> **SET EXERCISE**
Sort through the entries below and pull out lines containing the word "that".

[Rows from a dataset of charts and code]
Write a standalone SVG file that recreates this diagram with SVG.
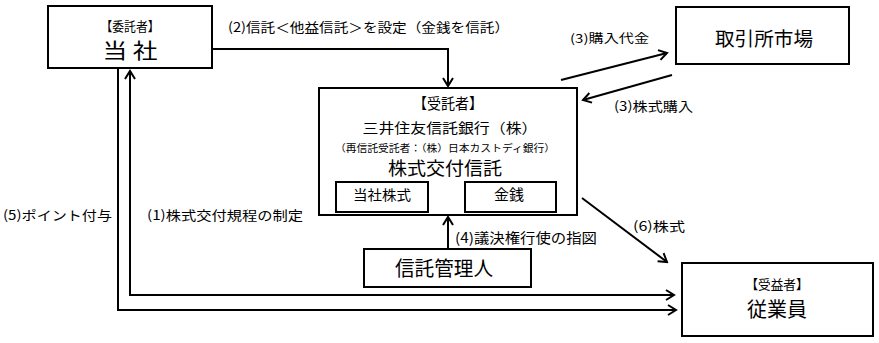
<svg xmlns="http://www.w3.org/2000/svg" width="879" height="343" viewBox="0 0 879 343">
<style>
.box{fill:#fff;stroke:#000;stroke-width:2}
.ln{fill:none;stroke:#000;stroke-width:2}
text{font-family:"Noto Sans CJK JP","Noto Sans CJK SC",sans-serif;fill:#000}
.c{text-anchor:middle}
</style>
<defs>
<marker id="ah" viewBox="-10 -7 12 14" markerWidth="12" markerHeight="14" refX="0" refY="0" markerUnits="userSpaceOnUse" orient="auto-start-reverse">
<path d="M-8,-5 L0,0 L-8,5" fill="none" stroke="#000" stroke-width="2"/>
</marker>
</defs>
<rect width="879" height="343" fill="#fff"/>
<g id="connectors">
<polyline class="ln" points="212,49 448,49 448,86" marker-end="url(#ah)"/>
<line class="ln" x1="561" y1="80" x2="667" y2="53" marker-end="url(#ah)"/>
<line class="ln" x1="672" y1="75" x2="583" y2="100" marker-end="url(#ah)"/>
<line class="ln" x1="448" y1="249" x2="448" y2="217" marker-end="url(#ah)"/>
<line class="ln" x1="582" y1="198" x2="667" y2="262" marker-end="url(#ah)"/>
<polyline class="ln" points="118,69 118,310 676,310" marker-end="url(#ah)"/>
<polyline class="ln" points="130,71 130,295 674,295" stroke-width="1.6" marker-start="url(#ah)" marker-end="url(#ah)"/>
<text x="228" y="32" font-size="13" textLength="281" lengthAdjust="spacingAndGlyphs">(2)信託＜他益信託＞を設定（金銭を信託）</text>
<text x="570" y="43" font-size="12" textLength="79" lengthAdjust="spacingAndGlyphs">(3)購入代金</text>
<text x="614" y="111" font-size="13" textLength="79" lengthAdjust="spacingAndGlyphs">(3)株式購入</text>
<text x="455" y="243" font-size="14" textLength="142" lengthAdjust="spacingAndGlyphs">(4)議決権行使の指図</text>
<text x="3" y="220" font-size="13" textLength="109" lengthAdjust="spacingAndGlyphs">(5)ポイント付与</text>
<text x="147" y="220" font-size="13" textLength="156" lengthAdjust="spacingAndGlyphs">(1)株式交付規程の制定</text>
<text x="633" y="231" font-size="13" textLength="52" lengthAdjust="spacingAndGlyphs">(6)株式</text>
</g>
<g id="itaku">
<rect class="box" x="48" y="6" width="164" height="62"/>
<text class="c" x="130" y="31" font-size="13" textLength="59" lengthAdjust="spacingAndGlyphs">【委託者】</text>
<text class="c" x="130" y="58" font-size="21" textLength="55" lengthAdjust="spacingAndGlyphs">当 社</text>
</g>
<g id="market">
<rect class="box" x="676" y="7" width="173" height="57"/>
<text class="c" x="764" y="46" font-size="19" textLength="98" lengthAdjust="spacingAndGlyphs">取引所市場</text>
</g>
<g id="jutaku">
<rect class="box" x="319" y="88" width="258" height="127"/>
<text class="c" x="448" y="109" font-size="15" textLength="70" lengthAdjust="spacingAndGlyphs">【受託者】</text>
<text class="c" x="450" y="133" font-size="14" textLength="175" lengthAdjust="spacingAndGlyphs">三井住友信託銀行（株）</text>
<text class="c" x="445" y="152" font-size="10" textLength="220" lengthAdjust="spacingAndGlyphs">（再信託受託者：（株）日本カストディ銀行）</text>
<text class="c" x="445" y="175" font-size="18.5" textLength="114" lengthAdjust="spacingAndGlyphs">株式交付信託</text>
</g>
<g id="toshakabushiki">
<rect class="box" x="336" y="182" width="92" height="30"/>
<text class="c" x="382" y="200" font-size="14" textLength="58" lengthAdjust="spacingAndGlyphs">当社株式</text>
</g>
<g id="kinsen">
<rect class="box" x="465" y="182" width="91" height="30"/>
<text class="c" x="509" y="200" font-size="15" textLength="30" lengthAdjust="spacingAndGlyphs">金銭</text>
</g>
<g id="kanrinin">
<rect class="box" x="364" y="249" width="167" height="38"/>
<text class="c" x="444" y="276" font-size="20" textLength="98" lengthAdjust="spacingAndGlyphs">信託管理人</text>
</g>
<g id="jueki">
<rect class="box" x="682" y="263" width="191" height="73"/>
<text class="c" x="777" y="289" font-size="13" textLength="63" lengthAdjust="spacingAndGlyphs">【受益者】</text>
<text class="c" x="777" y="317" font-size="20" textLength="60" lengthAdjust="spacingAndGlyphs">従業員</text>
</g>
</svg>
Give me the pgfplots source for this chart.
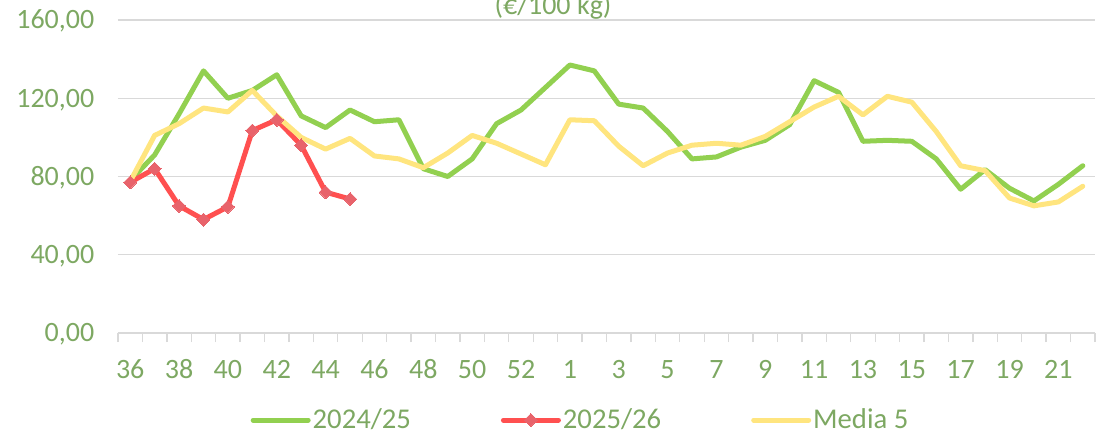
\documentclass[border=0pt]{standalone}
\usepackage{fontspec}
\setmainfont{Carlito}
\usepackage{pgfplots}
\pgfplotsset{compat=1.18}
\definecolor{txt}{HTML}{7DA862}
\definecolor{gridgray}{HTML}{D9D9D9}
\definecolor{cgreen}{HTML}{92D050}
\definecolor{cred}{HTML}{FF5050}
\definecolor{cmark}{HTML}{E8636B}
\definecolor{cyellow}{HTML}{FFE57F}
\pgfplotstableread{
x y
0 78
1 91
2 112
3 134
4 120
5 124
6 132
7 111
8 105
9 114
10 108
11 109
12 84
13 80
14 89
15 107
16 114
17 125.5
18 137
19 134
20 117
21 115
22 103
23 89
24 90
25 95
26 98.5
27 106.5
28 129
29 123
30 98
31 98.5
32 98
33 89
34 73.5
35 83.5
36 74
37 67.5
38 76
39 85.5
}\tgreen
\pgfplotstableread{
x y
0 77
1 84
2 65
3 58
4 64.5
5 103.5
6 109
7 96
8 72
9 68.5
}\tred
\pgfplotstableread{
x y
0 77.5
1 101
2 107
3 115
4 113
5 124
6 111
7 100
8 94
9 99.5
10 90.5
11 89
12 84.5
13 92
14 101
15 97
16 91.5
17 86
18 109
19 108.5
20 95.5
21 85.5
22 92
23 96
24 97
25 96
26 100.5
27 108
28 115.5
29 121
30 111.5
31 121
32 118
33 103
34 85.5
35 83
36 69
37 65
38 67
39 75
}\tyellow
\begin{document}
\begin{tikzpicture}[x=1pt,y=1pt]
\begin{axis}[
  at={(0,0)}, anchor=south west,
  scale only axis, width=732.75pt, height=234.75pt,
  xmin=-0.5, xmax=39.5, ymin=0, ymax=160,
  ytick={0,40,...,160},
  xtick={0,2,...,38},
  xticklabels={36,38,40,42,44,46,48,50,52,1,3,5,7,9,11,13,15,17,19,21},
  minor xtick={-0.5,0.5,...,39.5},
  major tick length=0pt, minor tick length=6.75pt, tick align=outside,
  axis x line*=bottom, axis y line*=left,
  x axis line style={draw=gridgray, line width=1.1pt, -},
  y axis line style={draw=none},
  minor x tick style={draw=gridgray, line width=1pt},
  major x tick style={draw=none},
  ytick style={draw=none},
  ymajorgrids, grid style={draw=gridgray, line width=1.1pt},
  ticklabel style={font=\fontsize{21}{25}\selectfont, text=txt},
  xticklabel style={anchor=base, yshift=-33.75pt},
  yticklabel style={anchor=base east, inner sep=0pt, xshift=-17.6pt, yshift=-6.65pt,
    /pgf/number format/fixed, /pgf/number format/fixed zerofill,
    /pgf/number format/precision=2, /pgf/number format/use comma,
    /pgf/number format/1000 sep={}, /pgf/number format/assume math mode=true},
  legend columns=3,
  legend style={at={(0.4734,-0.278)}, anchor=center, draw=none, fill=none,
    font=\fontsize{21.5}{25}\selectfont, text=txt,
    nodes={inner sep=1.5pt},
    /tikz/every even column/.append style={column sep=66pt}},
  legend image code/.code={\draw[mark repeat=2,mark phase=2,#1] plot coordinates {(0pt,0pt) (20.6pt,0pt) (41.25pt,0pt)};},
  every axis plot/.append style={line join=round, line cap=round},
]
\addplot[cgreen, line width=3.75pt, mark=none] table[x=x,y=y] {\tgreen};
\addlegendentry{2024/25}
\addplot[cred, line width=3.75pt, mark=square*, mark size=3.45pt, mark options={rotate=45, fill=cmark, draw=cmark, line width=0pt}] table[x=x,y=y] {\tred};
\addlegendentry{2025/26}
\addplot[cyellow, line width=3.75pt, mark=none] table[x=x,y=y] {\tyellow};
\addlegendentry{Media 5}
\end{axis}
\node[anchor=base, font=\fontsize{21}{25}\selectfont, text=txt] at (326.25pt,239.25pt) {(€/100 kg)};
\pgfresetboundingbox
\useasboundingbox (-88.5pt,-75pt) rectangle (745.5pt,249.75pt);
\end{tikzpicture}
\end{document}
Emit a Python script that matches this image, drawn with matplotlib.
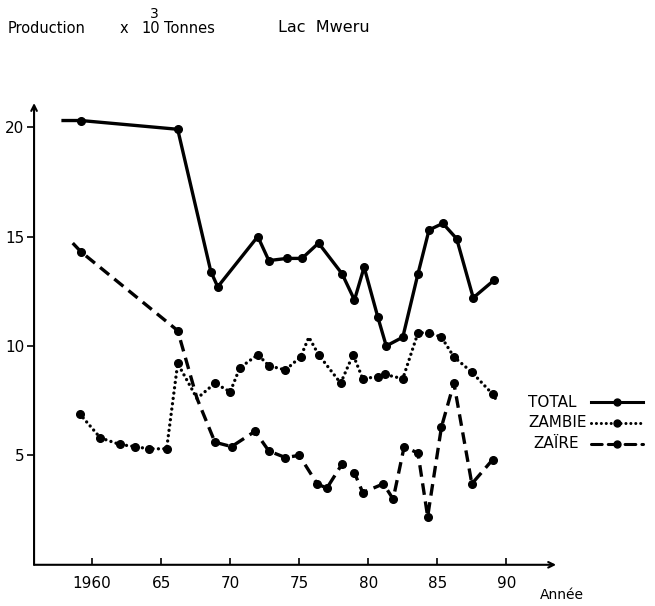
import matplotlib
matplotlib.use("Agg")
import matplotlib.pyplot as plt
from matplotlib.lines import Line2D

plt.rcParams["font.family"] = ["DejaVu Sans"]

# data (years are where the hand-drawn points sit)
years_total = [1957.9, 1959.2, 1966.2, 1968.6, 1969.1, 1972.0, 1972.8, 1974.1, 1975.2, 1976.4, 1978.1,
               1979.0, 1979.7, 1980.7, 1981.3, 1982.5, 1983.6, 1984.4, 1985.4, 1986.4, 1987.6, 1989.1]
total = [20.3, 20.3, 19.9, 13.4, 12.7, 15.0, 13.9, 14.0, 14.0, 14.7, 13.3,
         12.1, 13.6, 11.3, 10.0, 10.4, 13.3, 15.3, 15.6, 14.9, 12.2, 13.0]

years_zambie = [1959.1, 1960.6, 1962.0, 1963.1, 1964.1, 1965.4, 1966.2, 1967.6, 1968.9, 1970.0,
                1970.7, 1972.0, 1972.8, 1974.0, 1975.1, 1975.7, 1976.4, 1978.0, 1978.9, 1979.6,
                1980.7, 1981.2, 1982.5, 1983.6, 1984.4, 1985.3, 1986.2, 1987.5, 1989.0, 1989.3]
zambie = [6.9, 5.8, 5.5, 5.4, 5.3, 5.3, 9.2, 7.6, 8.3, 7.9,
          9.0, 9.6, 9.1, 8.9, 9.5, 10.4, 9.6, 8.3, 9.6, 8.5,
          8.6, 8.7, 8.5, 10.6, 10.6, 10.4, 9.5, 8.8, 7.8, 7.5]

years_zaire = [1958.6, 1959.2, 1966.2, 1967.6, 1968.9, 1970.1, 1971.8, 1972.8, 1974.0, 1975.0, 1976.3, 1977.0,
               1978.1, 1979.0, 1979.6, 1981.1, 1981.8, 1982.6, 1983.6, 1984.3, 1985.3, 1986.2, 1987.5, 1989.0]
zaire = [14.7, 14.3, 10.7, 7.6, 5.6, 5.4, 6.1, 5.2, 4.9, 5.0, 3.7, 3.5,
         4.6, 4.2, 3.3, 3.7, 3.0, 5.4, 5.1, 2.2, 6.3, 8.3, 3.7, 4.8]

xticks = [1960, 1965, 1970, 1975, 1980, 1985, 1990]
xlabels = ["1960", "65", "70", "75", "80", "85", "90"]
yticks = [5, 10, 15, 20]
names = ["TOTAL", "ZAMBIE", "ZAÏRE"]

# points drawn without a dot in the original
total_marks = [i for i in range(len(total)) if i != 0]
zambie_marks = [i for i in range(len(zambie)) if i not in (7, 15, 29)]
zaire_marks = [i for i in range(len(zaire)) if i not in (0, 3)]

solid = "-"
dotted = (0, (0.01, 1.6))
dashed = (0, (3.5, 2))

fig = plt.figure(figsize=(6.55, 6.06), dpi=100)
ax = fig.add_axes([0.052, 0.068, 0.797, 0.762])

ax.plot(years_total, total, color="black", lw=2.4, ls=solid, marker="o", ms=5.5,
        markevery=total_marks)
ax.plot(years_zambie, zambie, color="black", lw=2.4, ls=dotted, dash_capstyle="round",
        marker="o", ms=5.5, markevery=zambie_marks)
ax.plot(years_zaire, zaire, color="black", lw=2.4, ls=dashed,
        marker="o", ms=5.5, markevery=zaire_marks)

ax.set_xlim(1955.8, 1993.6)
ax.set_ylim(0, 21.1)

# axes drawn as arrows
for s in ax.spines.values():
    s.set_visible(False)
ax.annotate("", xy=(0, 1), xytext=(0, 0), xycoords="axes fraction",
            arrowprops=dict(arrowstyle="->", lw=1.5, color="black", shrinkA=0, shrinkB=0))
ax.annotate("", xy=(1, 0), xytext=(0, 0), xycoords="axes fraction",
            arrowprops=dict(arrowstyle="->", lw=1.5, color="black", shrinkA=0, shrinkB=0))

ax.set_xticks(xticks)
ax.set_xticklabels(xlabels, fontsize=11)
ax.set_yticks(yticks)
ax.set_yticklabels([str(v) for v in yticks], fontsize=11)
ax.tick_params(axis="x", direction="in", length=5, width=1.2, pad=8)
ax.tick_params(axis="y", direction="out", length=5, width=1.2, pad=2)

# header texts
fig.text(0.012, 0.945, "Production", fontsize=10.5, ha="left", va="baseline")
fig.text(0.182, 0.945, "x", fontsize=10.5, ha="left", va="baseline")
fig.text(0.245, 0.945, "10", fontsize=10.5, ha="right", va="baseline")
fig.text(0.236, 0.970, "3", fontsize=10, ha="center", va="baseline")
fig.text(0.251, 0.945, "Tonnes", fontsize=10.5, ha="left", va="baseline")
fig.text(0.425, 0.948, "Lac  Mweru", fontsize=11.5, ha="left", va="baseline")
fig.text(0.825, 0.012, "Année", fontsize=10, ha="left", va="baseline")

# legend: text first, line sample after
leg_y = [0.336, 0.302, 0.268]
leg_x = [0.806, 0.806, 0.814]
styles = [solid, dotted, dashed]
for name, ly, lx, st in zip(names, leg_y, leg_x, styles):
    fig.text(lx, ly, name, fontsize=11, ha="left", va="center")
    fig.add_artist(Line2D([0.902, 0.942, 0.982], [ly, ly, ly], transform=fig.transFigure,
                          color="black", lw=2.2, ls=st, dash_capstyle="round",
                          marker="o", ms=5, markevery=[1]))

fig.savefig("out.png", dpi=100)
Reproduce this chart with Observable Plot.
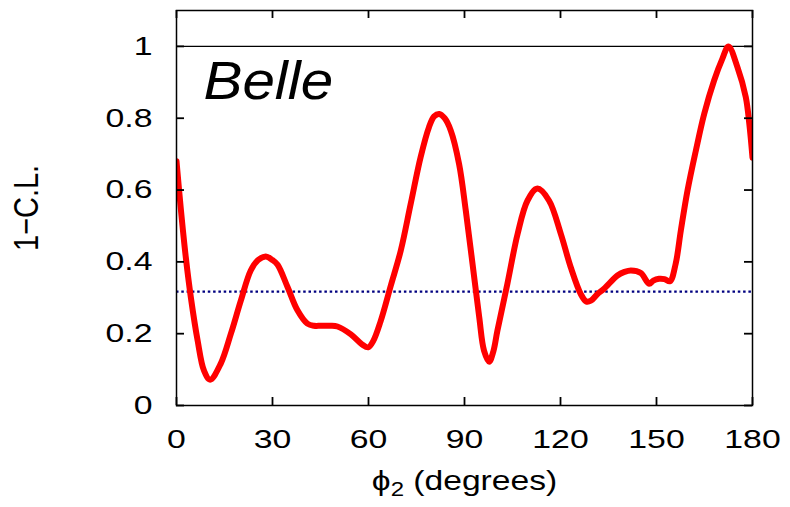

> **THE OUTPUT**
Write a standalone SVG file that recreates this diagram with SVG.
Emit a Python script that matches this image, drawn with matplotlib.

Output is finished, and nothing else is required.